Of course, use state abbreviations in conjunction with the name of a city, town, village or military base in most datelines. However, there are exceptions for large cities that stand alone in datelines.

Also use state abbreviations in conjunction with the name of a city, county, town, village or military base in text.  (i.e. He went from Chicago, Ill., to Austin, Texas.)

Finally, use state abbreviations in short-form listings of party affiliations: D-Ala., R-Mont.

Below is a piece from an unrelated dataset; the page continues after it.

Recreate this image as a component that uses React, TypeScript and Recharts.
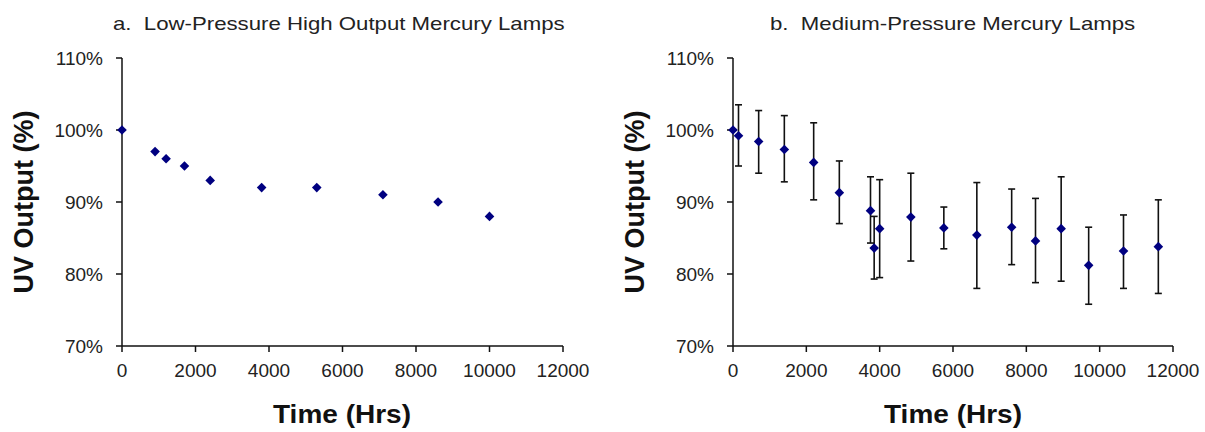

AP Stylebook: State abbreviations

Ala. Ariz. Ark. Calif. Colo. Conn.

Del. Fla. Ga. Ill. Ind. Kan. Ky.

La. Md. Mass. Mich. Minn.

Miss. Mo. Mont. Neb. Nev.

N.H. N.J. N.M. N.Y. N.C. N.D.

Okla. Ore. Pa. R.I. S.C. S.D.

Tenn. Vt. Va. Wash. W.Va. Wis. Wyo.

Side notes:

- In headlines, don't use periods for state abbreviated with two capital letters: NY, NJ, NH, NM, NC, SC, ND, SD AND RI. Other states retain periods: Ga., Ky., Mont., Conn.

- Use state of Washington or Washington state when necessary to distinguish the state from the District of Columbia. (Washington State is the name of a university in the state of Washington.)